Tryce Prince is a Ph.D. Candidate in Sociology at the University of Illinois-Chicago (UIC), where he studies how race shapes individual experiences, social spaces, and intergroup relations. His dissertation explores the relevance of W.E.B. Du Bois's concept of "second-sight" in contemporary Black religious life. He is the co-author of “Religion and Race: A Double-Edged Sword,” which appears in Religion Matters: What Sociology Teaches Us About Religion In Our World (2022).
Roberta Ricucci

Roberta Ricucci is Full Professor of Sociology of Migration and Sociology of Islam at the University of Turin (IT). She focuses her research on youth, education and religious pluralism management in the framework of migratory processes, publishing internationally on how local societies, human mobilities and intercultural dynamics intertwine. These studies are united by her abiding interest in improving public awareness of sociological findings, as is certified by her selection as an expert in migration studies by the UN. Combining her activity in Italy with long periods spent in universities around the world, from Europe to America to Australia, has developed a cross-disciplinary approach as well an adaptability towards working in various academic and cultural contexts.
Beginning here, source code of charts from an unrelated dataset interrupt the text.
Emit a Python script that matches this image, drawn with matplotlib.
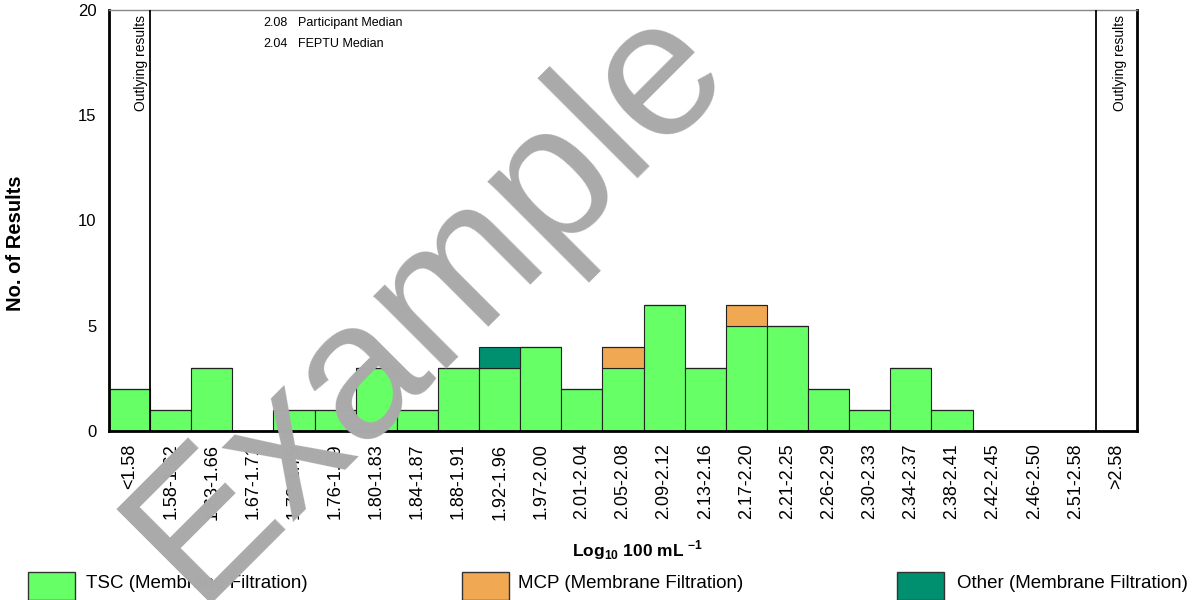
import numpy as np
import matplotlib.pyplot as plt
from matplotlib.patches import Rectangle

plt.rcParams['font.family'] = ['Liberation Sans', 'DejaVu Sans']

bins = ['<1.58', '1.58-1.62', '1.63-1.66', '1.67-1.71', '1.72-1.75', '1.76-1.79',
        '1.80-1.83', '1.84-1.87', '1.88-1.91', '1.92-1.96', '1.97-2.00', '2.01-2.04',
        '2.05-2.08', '2.09-2.12', '2.13-2.16', '2.17-2.20', '2.21-2.25', '2.26-2.29',
        '2.30-2.33', '2.34-2.37', '2.38-2.41', '2.42-2.45', '2.46-2.50', '2.51-2.58', '>2.58']
tsc = [2, 1, 3, 0, 1, 1, 3, 1, 3, 3, 4, 2, 3, 6, 3, 5, 5, 2, 1, 3, 1, 0, 0, 0, 0]
mcp = [0, 0, 0, 0, 0, 0, 0, 0, 0, 0, 0, 0, 1, 0, 0, 1, 0, 0, 0, 0, 0, 0, 0, 0, 0]
other = [0, 0, 0, 0, 0, 0, 0, 0, 0, 1, 0, 0, 0, 0, 0, 0, 0, 0, 0, 0, 0, 0, 0, 0, 0]
series_names = ['TSC (Membrane Filtration)', 'MCP (Membrane Filtration)', 'Other (Membrane Filtration)']
colors = ['#66ff66', '#f0a852', '#009070']
participant_median = 2.08
feptu_median = 2.04

fig = plt.figure(figsize=(11.97, 6), dpi=100)
ax = fig.add_axes([109 / 1197, 1 - 431 / 600, 1028 / 1197, 421 / 600])

x = np.arange(len(bins))
bottom = np.zeros(len(bins))
for vals, c in zip([tsc, mcp, other], colors):
    vals = np.array(vals)
    ax.bar(x, vals, width=1.0, bottom=bottom, color=c, edgecolor='#222222',
           linewidth=0.8, zorder=2)
    bottom += vals

ax.set_xlim(-0.5, len(bins) - 0.5)
ax.set_ylim(0, 20)
ax.set_yticks([0, 5, 10, 15, 20])
ax.set_yticklabels(['0', '5', '10', '15', '20'], fontsize=12)
ax.tick_params(axis='y', length=0, pad=9)
ax.set_xticks(x)
ax.set_xticklabels(bins, rotation=90, fontsize=13)
ax.tick_params(axis='x', length=0, pad=9)

for s in ['left', 'bottom', 'right']:
    ax.spines[s].set_linewidth(2)
    ax.spines[s].set_color('black')
ax.spines['top'].set_color('#888888')
ax.spines['top'].set_linewidth(1)

# outlying result dividers
ax.axvline(0.5, color='black', linewidth=1.3, zorder=3)
ax.axvline(len(bins) - 1.5, color='black', linewidth=1.3, zorder=3)
ax.text(0.28, 19.75, 'Outlying results', rotation=90, ha='center', va='top', fontsize=10)
ax.text(len(bins) - 0.92, 19.75, 'Outlying results', rotation=90, ha='center', va='top', fontsize=10)

fig.text(263 / 1197, 1 - 23 / 600, f'{participant_median:.2f}', fontsize=9, va='center')
fig.text(298 / 1197, 1 - 23 / 600, 'Participant Median', fontsize=9, va='center')
fig.text(263 / 1197, 1 - 44 / 600, f'{feptu_median:.2f}', fontsize=9, va='center')
fig.text(298 / 1197, 1 - 44 / 600, 'FEPTU Median', fontsize=9, va='center')

fig.text(16 / 1197, 1 - 243 / 600, 'No. of Results', rotation=90, ha='center',
         va='center', fontsize=14.5, fontweight='bold')
fig.text(638 / 1197, 1 - 550 / 600, r'Log$_{\mathregular{10}}$ 100 mL $^{\mathregular{-1}}$',
         ha='center', va='center', fontsize=12.5, fontweight='bold')

# legend
box_x = [28, 462, 897]
text_x = [86, 518, 957]
for bx, tx, name, c in zip(box_x, text_x, series_names, colors):
    fig.patches.append(Rectangle((bx / 1197, 0), 47 / 1197, 28 / 600,
                                 transform=fig.transFigure, facecolor=c,
                                 edgecolor='#333333', linewidth=1.0))
    fig.text(tx / 1197, 1 - 584 / 600, name, fontsize=13.5, va='center')

# watermark
fig.text(428 / 1197, 1 - 300 / 600, 'Example', fontsize=140, color='#aaaaaa',
         rotation=45, ha='center', va='center', zorder=10)

fig.savefig('out.png', dpi=100)
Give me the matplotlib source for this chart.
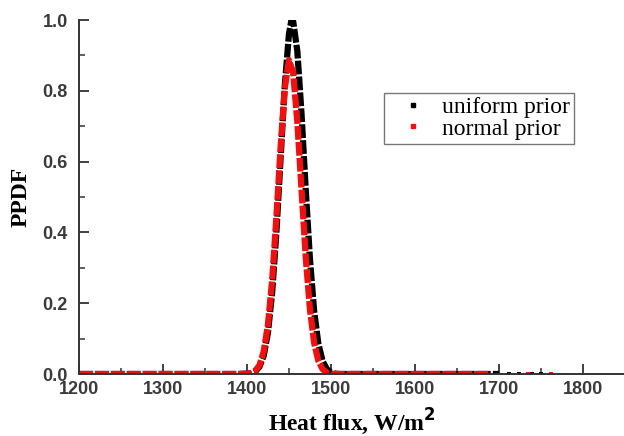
import matplotlib
matplotlib.use("Agg")
import matplotlib.pyplot as plt
from matplotlib.lines import Line2D
from matplotlib.ticker import MultipleLocator

# Posterior PDF of the heat flux, uniform prior
flux_uniform = [1200, 1250, 1300, 1350, 1390, 1400, 1405, 1410, 1415, 1420, 1425,
                1430, 1435, 1440, 1445, 1450, 1453, 1455, 1460, 1465, 1470, 1475,
                1480, 1485, 1490, 1495, 1500, 1505, 1510, 1550, 1600, 1650, 1700]
ppdf_uniform = [0.0, 0.0, 0.0, 0.0, 0.0, 0.001, 0.002, 0.007, 0.021, 0.052, 0.117,
                0.230, 0.398, 0.607, 0.813, 0.960, 1.0, 0.997, 0.912, 0.734, 0.520, 0.325,
                0.178, 0.086, 0.037, 0.014, 0.005, 0.001, 0.0, 0.0, 0.0, 0.0, 0.0]

# Posterior PDF of the heat flux, normal prior
flux_normal = [1200, 1250, 1300, 1350, 1390, 1400, 1405, 1410, 1415, 1420, 1425,
               1430, 1435, 1440, 1445, 1450, 1455, 1460, 1465, 1470, 1475, 1480,
               1485, 1490, 1495, 1500, 1505, 1550, 1600, 1650, 1690]
ppdf_normal = [0.0, 0.0, 0.0, 0.0, 0.0, 0.001, 0.003, 0.009, 0.025, 0.064, 0.139,
               0.265, 0.441, 0.638, 0.806, 0.887, 0.852, 0.712, 0.520, 0.330, 0.183, 0.088,
               0.037, 0.014, 0.004, 0.001, 0.0, 0.0, 0.0, 0.0, 0.0]

# isolated samples far in the upper tail
tail_uniform_x = [1712, 1724, 1740, 1750]
tail_uniform_y = [0.0, 0.0, 0.0, 0.0]
tail_normal_x = [1735, 1762]
tail_normal_y = [0.0, 0.0]

x_ticks = [1200, 1300, 1400, 1500, 1600, 1700, 1800]
y_ticks = [0.0, 0.2, 0.4, 0.6, 0.8, 1.0]

serif = ["Liberation Serif", "DejaVu Serif"]
sans = ["Liberation Sans", "DejaVu Sans"]
axis_grey = "#333333"
red = "#f01010"

fig = plt.figure(figsize=(6.24, 4.36), dpi=100)
ax = fig.add_axes([0.1266, 0.1422, 0.8734, 0.8118])

ax.plot(flux_uniform, ppdf_uniform, color="black", lw=4.5,
        linestyle=(0, (2.2, 0.35)), solid_capstyle="butt")
ax.plot(tail_uniform_x, tail_uniform_y, "s", color="black", ms=2.5, mew=0)
ax.plot(flux_normal, ppdf_normal, color=red, lw=4.5,
        linestyle=(0, (2.2, 0.35)), solid_capstyle="butt")
ax.plot(tail_normal_x, tail_normal_y, "s", color=red, ms=2.5, mew=0)

ax.set_xlim(1200, 1849)
ax.set_ylim(0.0, 1.0)
ax.set_xticks(x_ticks)
ax.set_yticks(y_ticks)
ax.set_yticklabels([f"{v:.1f}" for v in y_ticks])
ax.xaxis.set_minor_locator(MultipleLocator(50))
ax.yaxis.set_minor_locator(MultipleLocator(0.1))

for side in ("top", "right"):
    ax.spines[side].set_visible(False)
for side in ("left", "bottom"):
    ax.spines[side].set_color(axis_grey)
    ax.spines[side].set_linewidth(1.4)

ax.tick_params(which="major", direction="in", length=7, width=1.3,
               color=axis_grey, labelsize=13, labelcolor="#3a3a3a")
ax.tick_params(axis="y", which="major", pad=8)
ax.tick_params(axis="x", which="major", pad=5)
ax.tick_params(which="minor", direction="in", length=4, width=1.1, color=axis_grey)
for lab in ax.get_xticklabels() + ax.get_yticklabels():
    lab.set_family(sans)
    lab.set_fontweight("bold")

ax.set_xlabel("Heat flux, W/m$^\\mathbf{2}$", family=serif, fontweight="bold",
              fontsize=17, labelpad=6)
ax.set_ylabel("PPDF", family=serif, fontweight="bold", fontsize=17, labelpad=8)

handles = [Line2D([], [], color="black", marker="s", ms=3, linestyle="none"),
           Line2D([], [], color=red, marker="s", ms=3, linestyle="none")]
leg = ax.legend(handles, ["uniform prior", "normal prior"],
                loc="upper left", bbox_to_anchor=(0.5595, 0.795),
                frameon=True, fancybox=False, edgecolor="#555555",
                prop={"family": serif, "size": 17},
                handlelength=2.1, handletextpad=0.2, borderpad=0.17,
                labelspacing=0.0, borderaxespad=0)
leg.get_frame().set_linewidth(1.0)

fig.savefig("out.png", dpi=100)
She has coordinated several international projects on migratory issues, religious pluralism and education in diaspora contexts.
Bridget Ritz

Interests: Culture, Religion, Science, Pragmatism, Critical Realism, Qualitative Methods
Michael Skaggs

Research Interests: History of American religion
Meredith Whitnah

Meredith Whitnah graduated from Gordon College with a major in gender studies through the Kenneth L Pike Honors Program. She earned a master’s degree and a doctorate in sociology at the University of Notre Dame, specializing in gender, religion, culture and social theory. She studies the role of religion in both perpetuating and mitigating different forms of social inequality, and is particularly interested in how organizations form responses to social issues. Her current book project, forthcoming with Rutgers University Press, is titled “Faith and the Fragility of Justice: Responses to Gender-Based Violence in South Africa.” This historical study investigates how faith-based NGOs in South Africa that had resisted apartheid have also addressed gender-based violence. The book will be available in April 2025.
Daniel Winchester

Daniel Winchester is an Associate Professor of Sociology at Purdue University with expertise in the areas of religion, culture, social theory, and qualitative methods (particularly ethnography). Most broadly, his scholarship focuses on answering questions about how culture shapes human subjectivity and action, with particular attention paid to the field of American religion. Among other research projects, Dan has conducted ethnographic studies of religious conversions to Islam and Eastern Orthodox Christianity in the United States and is currently writing a book entitled The World is a Mission Field based on several years of research on the subculture of evangelical mission mobilization (aka missionary recruitment). His research has appeared in journals such as Social Forces, Theory & Society, Sociological Theory, Sociology of Religion, and Journal for the Scientific Study of Religion and received awards from the Religion, Culture, and Theory Sections of the American Sociological Association.
Michael Wood

Michael Lee Wood is an assistant professor of Sociology at Brigham Young University. He completed his PhD in Sociology at the University of Notre Dame. Michael is a cultural sociologist with special interests in cognition, religion, and computational methods. He studies the cultural and social dynamics that affect reasoning and behavior (including parenting decisions and church attendance) and develops computational tools for measuring culture.
Simone Zhang

Simone Zhang is an Assistant Professor of Sociology at New York University. Her research examines what people get out of their encounters with local organizations and community institutions.